**GOAL OF THE EXERCISE**
Copy out every line exactly, passing over the pictures.

**DATASET EXTRACT**
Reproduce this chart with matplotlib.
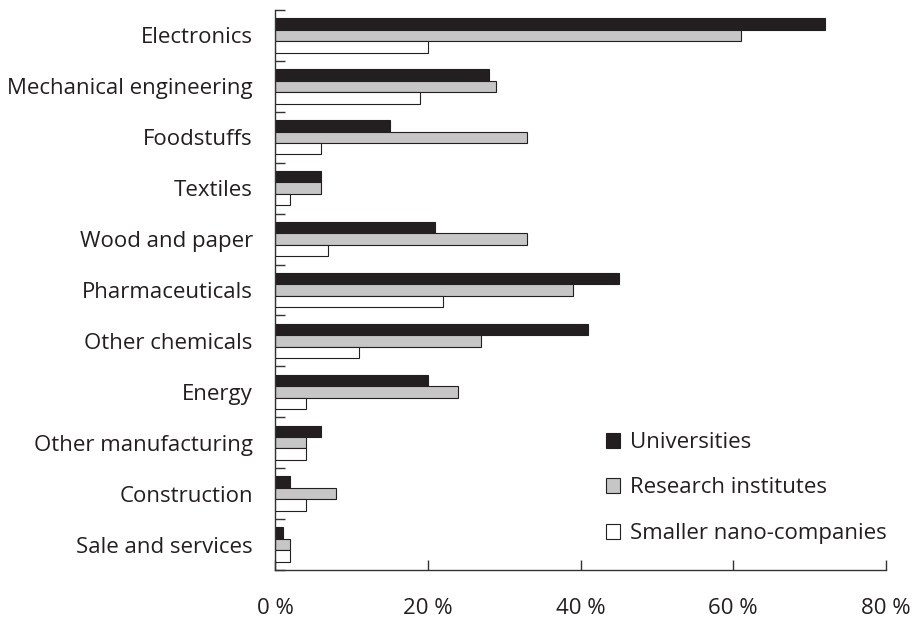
import matplotlib
matplotlib.use("Agg")
import matplotlib.pyplot as plt
import numpy as np
from matplotlib.patches import Patch

categories = ["Electronics", "Mechanical engineering", "Foodstuffs", "Textiles",
              "Wood and paper", "Pharmaceuticals", "Other chemicals", "Energy",
              "Other manufacturing", "Construction", "Sale and services"]
universities = [72, 28, 15, 6, 21, 45, 41, 20, 6, 2, 1]
research_institutes = [61, 29, 33, 6, 33, 39, 27, 24, 4, 8, 2]
smaller_nano = [20, 19, 6, 2, 7, 22, 11, 4, 4, 4, 2]
series_names = ["Universities", "Research institutes", "Smaller nano-companies"]
xticks = [0, 20, 40, 60, 80]
xticklabels = ["0 %", "20 %", "40 %", "60 %", "80 %"]

colors = ["#231f20", "#c6c6c6", "#ffffff"]
edge = "#231f20"
fs = 16

plt.rcParams['font.family'] = ['Open Sans', 'DejaVu Sans']
fig = plt.figure(figsize=(9.16, 6.21), dpi=100)
ax = fig.add_axes([275/916, 1-570/621, (886-275)/916, (570-10)/621])

n = len(categories)
y = np.arange(n)
h = 0.225
for i, (vals, c) in enumerate(zip([universities, research_institutes, smaller_nano], colors)):
    ax.barh(y + (i - 1)*h, vals, height=h, color=c, edgecolor=edge, linewidth=0.8,
            label=series_names[i])

ax.set_ylim(n - 0.5, -0.5)
ax.set_xlim(0, 80)
ax.set_yticks(y)
ax.set_yticklabels(categories, fontsize=fs, color="#231f20")
ax.set_yticks(np.arange(-0.5, n - 0.4, 1), minor=True)
ax.tick_params(axis='y', which='major', length=0, pad=16)
ax.tick_params(axis='y', which='minor', length=7, direction='in', color="#333333", width=1)
ax.set_xticks(xticks)
ax.set_xticklabels(xticklabels, fontsize=fs, color="#231f20")
ax.tick_params(axis='x', length=7, direction='in', color="#333333", width=1, pad=20)
for s in ['top', 'right']:
    ax.spines[s].set_visible(False)
for s in ['left', 'bottom']:
    ax.spines[s].set_color("#333333")
    ax.spines[s].set_linewidth(1)

handles = [Patch(facecolor=c, edgecolor=edge, linewidth=0.8) for c in colors]
leg = ax.legend(handles, series_names, loc='upper left',
                bbox_to_anchor=((606-275)/611, 1-(432-10)/560),
                frameon=False, fontsize=fs, handlelength=0.65, handleheight=0.65,
                handletextpad=0.45, labelspacing=1.1, borderaxespad=0, borderpad=0)
for t in leg.get_texts():
    t.set_color("#231f20")

fig.savefig("out.png", dpi=100)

**THE RESPONSE**
Reproduce this chart with matplotlib.
import matplotlib
matplotlib.use("Agg")
import matplotlib.pyplot as plt
import numpy as np
from matplotlib.patches import Patch

categories = ["Electronics", "Mechanical engineering", "Foodstuffs", "Textiles",
              "Wood and paper", "Pharmaceuticals", "Other chemicals", "Energy",
              "Other manufacturing", "Construction", "Sale and services"]
universities = [72, 28, 15, 6, 21, 45, 41, 20, 6, 2, 1]
research_institutes = [61, 29, 33, 6, 33, 39, 27, 24, 4, 8, 2]
smaller_nano = [20, 19, 6, 2, 7, 22, 11, 4, 4, 4, 2]
series_names = ["Universities", "Research institutes", "Smaller nano-companies"]
xticks = [0, 20, 40, 60, 80]
xticklabels = ["0 %", "20 %", "40 %", "60 %", "80 %"]

colors = ["#231f20", "#c6c6c6", "#ffffff"]
edge = "#231f20"
fs = 16

plt.rcParams['font.family'] = ['Open Sans', 'DejaVu Sans']
fig = plt.figure(figsize=(9.16, 6.21), dpi=100)
ax = fig.add_axes([275/916, 1-570/621, (886-275)/916, (570-10)/621])

n = len(categories)
y = np.arange(n)
h = 0.225
for i, (vals, c) in enumerate(zip([universities, research_institutes, smaller_nano], colors)):
    ax.barh(y + (i - 1)*h, vals, height=h, color=c, edgecolor=edge, linewidth=0.8,
            label=series_names[i])

ax.set_ylim(n - 0.5, -0.5)
ax.set_xlim(0, 80)
ax.set_yticks(y)
ax.set_yticklabels(categories, fontsize=fs, color="#231f20")
ax.set_yticks(np.arange(-0.5, n - 0.4, 1), minor=True)
ax.tick_params(axis='y', which='major', length=0, pad=16)
ax.tick_params(axis='y', which='minor', length=7, direction='in', color="#333333", width=1)
ax.set_xticks(xticks)
ax.set_xticklabels(xticklabels, fontsize=fs, color="#231f20")
ax.tick_params(axis='x', length=7, direction='in', color="#333333", width=1, pad=20)
for s in ['top', 'right']:
    ax.spines[s].set_visible(False)
for s in ['left', 'bottom']:
    ax.spines[s].set_color("#333333")
    ax.spines[s].set_linewidth(1)

handles = [Patch(facecolor=c, edgecolor=edge, linewidth=0.8) for c in colors]
leg = ax.legend(handles, series_names, loc='upper left',
                bbox_to_anchor=((606-275)/611, 1-(432-10)/560),
                frameon=False, fontsize=fs, handlelength=0.65, handleheight=0.65,
                handletextpad=0.45, labelspacing=1.1, borderaxespad=0, borderpad=0)
for t in leg.get_texts():
    t.set_color("#231f20")

fig.savefig("out.png", dpi=100)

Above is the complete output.